Saturday, May 14, 2011

Summertime, and the Living is ... Harder


Philip Seib, Director of USC's Center on Public Diplomacy, has some advice for U.S. public diplomacy in the Arab world: 

  • Encourage Israel to recognize Palestine's legitimacy, renew the Israel-Egypt peace treaty and offer assistance to new Arab regimes. Encourage Arab leaders to accept Israel's legitimacy.
  • Propose a Marshall-esque Plan to promote civil society and infrastructure building in underdeveloped Arab nations.
  • Redirect U.S. public diplomacy away from messaging toward service. ("In the Arab world, people simply don't care about such self-serving pronouncements. Anything that does not relate directly to their own lives is wasted effort.") 
While his suggestions won't meet with universal support (Shadi Hamid, for example, recently posted on Twitter: "Maybe the US should just hit 'pause' on Israel/Palestine & just focus on supporting what ultimately matters most: Arab democracy") his strategy emphasizes the importance of relationship-building and collaborative action. It's a strategy that recognizes the limitations of monologic public diplomacy. As Seib notes, Obama's famous 2009 Cairo speech "was beautifully written and radiated good intentions." After the speech, "Arab opinion of Obama improved significantly, and then it dropped like a rock. The reason? The beautiful words were seen to have been built on air, not on a foundation of policy. Arabs are a tough audience. They've heard it all before."
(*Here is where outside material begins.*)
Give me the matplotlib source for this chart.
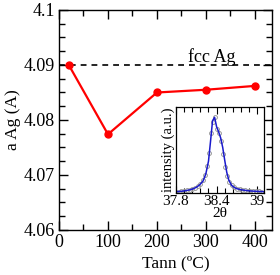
import matplotlib
matplotlib.use('Agg')
from matplotlib import pyplot as plt
from matplotlib.ticker import MultipleLocator

plt.rcParams['font.family'] = ['Liberation Serif', 'DejaVu Serif']
plt.rcParams['mathtext.fontset'] = 'stix'

# main data: lattice parameter vs annealing temperature
tann = [20, 100, 200, 300, 400]
a_ag = [4.0900, 4.0774, 4.0850, 4.0855, 4.0862]
fcc_ag = 4.09

# inset: XRD peak around 38.4 deg (measured points and fit)
theta_pts = [37.80, 37.84, 37.88, 37.92, 37.96, 38.00, 38.04, 38.08, 38.12,
             38.16, 38.20, 38.23, 38.26, 38.29, 38.32, 38.35, 38.38, 38.41,
             38.44, 38.47, 38.50, 38.53, 38.56, 38.59, 38.62, 38.66, 38.70,
             38.74, 38.78, 38.82, 38.86, 38.90, 38.94, 38.98, 39.02, 39.06]
int_pts = [0.014, 0.017, 0.020, 0.024, 0.030, 0.036, 0.046, 0.058, 0.076,
           0.105, 0.15, 0.21, 0.31, 0.47, 0.70, 0.83, 0.88, 0.75,
           0.70, 0.60, 0.45, 0.30, 0.20, 0.13, 0.09, 0.065, 0.050,
           0.042, 0.036, 0.031, 0.027, 0.024, 0.022, 0.020, 0.018, 0.016]
theta_fit = [37.80, 37.85, 37.90, 37.95, 38.00, 38.05, 38.10, 38.15, 38.20,
             38.24, 38.28, 38.31, 38.34, 38.37, 38.40, 38.43, 38.46, 38.49,
             38.52, 38.55, 38.58, 38.62, 38.66, 38.70, 38.75, 38.80, 38.85,
             38.90, 38.95, 39.00, 39.05, 39.10]
int_fit = [0.015, 0.018, 0.022, 0.028, 0.036, 0.048, 0.066, 0.095, 0.14,
           0.22, 0.37, 0.60, 0.84, 0.88, 0.77, 0.71, 0.64, 0.53,
           0.38, 0.24, 0.15, 0.09, 0.065, 0.05, 0.04, 0.033, 0.028,
           0.024, 0.021, 0.019, 0.017, 0.016]

fig = plt.figure(figsize=(2.8, 2.75), dpi=100)
ax = fig.add_axes([59/280, 1 - 230/275, 213/280, 220/275])

ax.axhline(fcc_ag, color='black', ls=(0, (3.5, 3)), lw=1.2)
ax.plot(tann, a_ag, color='red', lw=1.6, marker='o', ms=5, zorder=3)
ax.text(312, 4.0915, 'fcc Ag', fontsize=13, ha='center', va='center')

ax.set_xlim(0, 435)
ax.set_ylim(4.06, 4.1)
ax.xaxis.set_major_locator(MultipleLocator(100))
ax.xaxis.set_minor_locator(MultipleLocator(50))
ax.yaxis.set_major_locator(MultipleLocator(0.01))
ax.yaxis.set_minor_locator(MultipleLocator(0.0025))
ax.set_xticks([0, 100, 200, 300, 400])
ax.set_yticks([4.06, 4.07, 4.08, 4.09, 4.1])
ax.set_yticklabels(['4.06', '4.07', '4.08', '4.09', '4.1'])
ax.tick_params(which='both', direction='in', top=True, right=True,
               labelsize=13, width=1)
ax.tick_params(which='major', length=6.5, pad=3)
ax.tick_params(which='minor', length=4)
for s in ax.spines.values():
    s.set_linewidth(1)

ax.set_xlabel('Tann (ºC)', fontsize=12.5)
ax.xaxis.set_label_coords(0.55, -0.115)
ax.set_ylabel('a Ag (A)', fontsize=12.5)
ax.yaxis.set_label_coords(-0.18, 0.5)

# inset
ins = fig.add_axes([176/280, 1 - 193/275, 88/280, 86/275])
ins.plot(theta_pts, int_pts, ls='none', marker='o', ms=2.8, mfc='none',
         mec='#999999', mew=0.7)
ins.plot(theta_fit, int_fit, color='#1a1acc', lw=1.1)
ins.set_xlim(37.8, 39.1)
ins.set_ylim(0, 1.0)
ins.xaxis.set_major_locator(MultipleLocator(0.6))
ins.xaxis.set_minor_locator(MultipleLocator(0.12))
ins.set_xticks([37.8, 38.4, 39.0])
ins.set_xticklabels(['37.8', '38.4', '39'])
ins.set_yticks([])
ins.tick_params(axis='x', which='both', direction='in', top=True,
                labelsize=11, width=0.8, pad=1.5)
ins.tick_params(axis='x', which='major', length=5)
ins.tick_params(axis='x', which='minor', length=3.5)
for s in ins.spines.values():
    s.set_linewidth(0.9)
ins.set_xlabel('2θ', fontsize=11, labelpad=-1)
ins.set_ylabel('intensity (a.u.)', fontsize=10.5, labelpad=1)

fig.savefig('out.png', dpi=100)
More significantly, it's a strategy that acknowledges the importance of promoting individual agency. Seib's suggestions aren't about the U.S. projecting a message or exporting policy. They focus on working with people in the Arab world to achieve their own society-building goals in a way that promotes peace and prosperity. Public diplomacy becomes the pursuit of life, liberty and happiness via the public sphere. It's a Music for the Jilted Generation approach that steps beyond open-source media to embrace open-source action.

Is it tenable? That remains to be seen. As The Washington Post reports, the hope of the Arab Spring is rapidly giving way to a harsh and challenging Summer. And the outcome for the region will depend on whether the Spring's rebels are able to direct their enthusiasm for overthrowing the old regimes into the difficult task of building new ones.